The flat-ish run-in to Megève seemed not very flat at all, but plumping for the longer version and making it, albeit near the back, made nearly seven and three-quarter hours of hard effort on tough climbs worth it.

A hard day in the saddle, then? You bet – up there with the hardest. If you've got a place in July's Etape du Tour, then you could do a lot worse than ride the longest option of the Time Megève as training. What you're going to do to train for the Time Megève, however, is a different matter. Etape or not, the event is a tough challenge for all levels of serious cyclists, and even the ‘short' version is not to be sniffed at.

cyclo analysed

Why sportives offer a challenge to all ages and abilities of cyclist

There are a whole host of cyclosportive events on the Continent, with a huge choice each weekend in the summer months, mainly taking place in France or Italy , where they are known as gran fondos.

Rather than being predominantly youngsters, cyclosportive participants are often on the older side – either reliving their racing youth, or new to the sport and wanting to test themselves on the same roads and climbs as the pros.
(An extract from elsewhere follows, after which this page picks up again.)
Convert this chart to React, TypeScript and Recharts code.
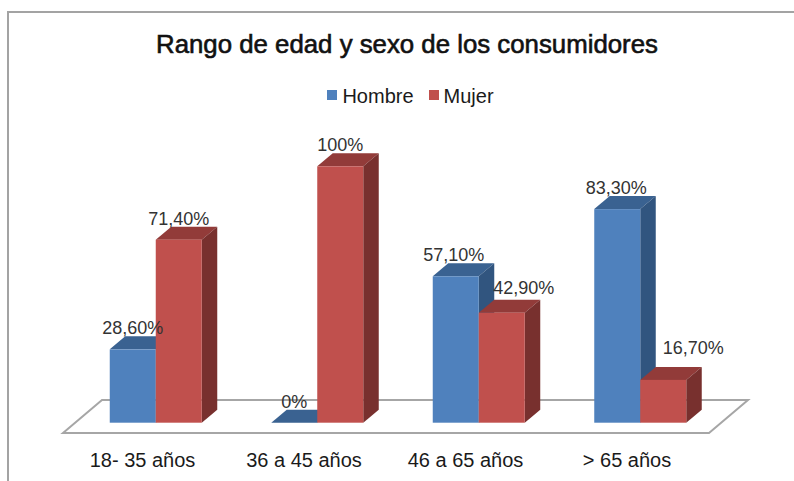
import React from 'react';
import { BarChart, Bar, XAxis, YAxis, Legend, LabelList } from 'recharts';

const categories = ['18- 35 años', '36 a 45 años', '46 a 65 años', '> 65 años'];
const hombre = [28.6, 0, 57.1, 83.3];
const mujer = [71.4, 100, 42.9, 16.7];

const data = categories.map((name, i) => ({ name, hombre: hombre[i], mujer: mujer[i] }));

const FONT = '"Liberation Sans", Arial, sans-serif';
const DEPTH_X = 15.5;
const DEPTH_Y = 13;

// hand-placed labels in the original, offsets from the bar centre
const hombreNudge = [[0, 0], [0, 0], [-2, 0], [-1, 0]];
const mujerNudge = [[0, 0], [0, 0], [22, -4], [30, -11]];

const makeBox = (front: string, top: string, side: string) => (props: any) => {
    const { x, y, width, height } = props;
    const r = x + width;
    const b = y + height;
    return (
        <g>
            <polygon points={`${x},${y} ${x + DEPTH_X},${y - DEPTH_Y} ${r + DEPTH_X},${y - DEPTH_Y} ${r},${y}`} fill={top} />
            <polygon points={`${r},${y} ${r + DEPTH_X},${y - DEPTH_Y} ${r + DEPTH_X},${b - DEPTH_Y} ${r},${b}`} fill={side} />
            <rect x={x} y={y} width={width} height={height} fill={front} />
        </g>
    );
};

const makeLabel = (nudge: number[][]) => (props: any) => {
    const { x, y, width, value, index } = props;
    const text = Number.isInteger(value) ? `${value}%` : `${value.toFixed(2).replace('.', ',')}%`;
    return (
        <text
            x={x + width / 2 + nudge[index][0]}
            y={y - 15 + nudge[index][1]}
            textAnchor="middle"
            fontFamily={FONT}
            fontSize={18}
            fill="#333"
        >
            {text}
        </text>
    );
};

const renderLegend = ({ payload }: any) => (
    <div style={{ display: 'flex', justifyContent: 'center', fontFamily: FONT, fontSize: 20, color: '#1a1a1a' }}>
        {payload.map((item: any) => (
            <div key={item.value} style={{ display: 'flex', alignItems: 'center', marginRight: 15 }}>
                <span style={{ width: 10, height: 10, marginRight: 5, marginTop: -3, background: item.color }} />
                {item.value}
            </div>
        ))}
    </div>
);

export default function App() {
    return (
        <div style={{ position: 'absolute', left: 0, top: 0, width: 794, height: 481, background: '#fff' }}>
            <BarChart
                width={794}
                height={481}
                data={data}
                barGap={0}
                barSize={46}
                margin={{ top: 166.3, right: 73.25, bottom: 0, left: 74.75 }}
            >
                <path d="M8,481 L8,12 L794,12" fill="none" stroke="#a3a3a3" strokeWidth={2} />
                <text x={407} y={53} textAnchor="middle" fontFamily={FONT} fontSize={25.8} stroke="#111" strokeWidth={0.6} fill="#111">
                    Rango de edad y sexo de los consumidores
                </text>
                <polygon points="63,433 102,400 748,400 709,433" fill="#fff" stroke="#a6a6a6" strokeWidth={2} />
                <XAxis
                    dataKey="name"
                    height={58.3}
                    axisLine={false}
                    tickLine={false}
                    dx={-13}
                    tickMargin={24}
                    tick={{ fontSize: 20, fontFamily: FONT, fill: '#1a1a1a' }}
                />
                <YAxis hide domain={[0, 100]} />
                <Legend
                    layout="horizontal"
                    align="center"
                    verticalAlign="middle"
                    content={renderLegend}
                    wrapperStyle={{ top: 85, left: 21, width: 794 }}
                />
                <Bar dataKey="hombre" name="Hombre" fill="#4F81BD" isAnimationActive={false} shape={makeBox('#4F81BD', '#3A6291', '#31557F')}>
                    <LabelList dataKey="hombre" content={makeLabel(hombreNudge)} />
                </Bar>
                <Bar dataKey="mujer" name="Mujer" fill="#C0504D" isAnimationActive={false} shape={makeBox('#C0504D', '#923B39', '#78302E')}>
                    <LabelList dataKey="mujer" content={makeLabel(mujerNudge)} />
                </Bar>
            </BarChart>
        </div>
    );
}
Not to be confused with the non-competitive randonnée, a cyclosportive has a race element, and people compete within their different age categories, with prizes and publicity for the winners. But equally, it's also a challenge. In a mass participation event like this everyone has their own individual goal, which could entail beating their time from the previous year, or choosing one of the longer distance options, or getting a high placing in their category, or simply getting through the event unscathed. You can't hang around, either, as there is often a time limit, complete with a broomwagon.

Remember to eat and drink regularly by taking advantage of the feed stations; climbing up a mountain for more than an hour requires it. Be careful, too, if you're not used to 20km-long descents, which require concentration, especially when descending in a group, with everyone tired from the climb.

For insurance purposes, the organisers require you to either be a member of your national cycling federation (bring your membership card with you), or to have a doctor's certificate, which seems to range in cost depending on how busy/friendly your local GP is.

The main thing, however, is to enjoy yourself. It's the closest to being a pro as any of us are likely to get, and luckily most events have official photographers – such as Maindru Photo (www.maindruphoto.com) or First Foto Factory (www.firstfotofactory.com) – who are guaranteed to get some great action photos of you, which you can buy online as a keepsake of your momentous day of at least riding like a pro.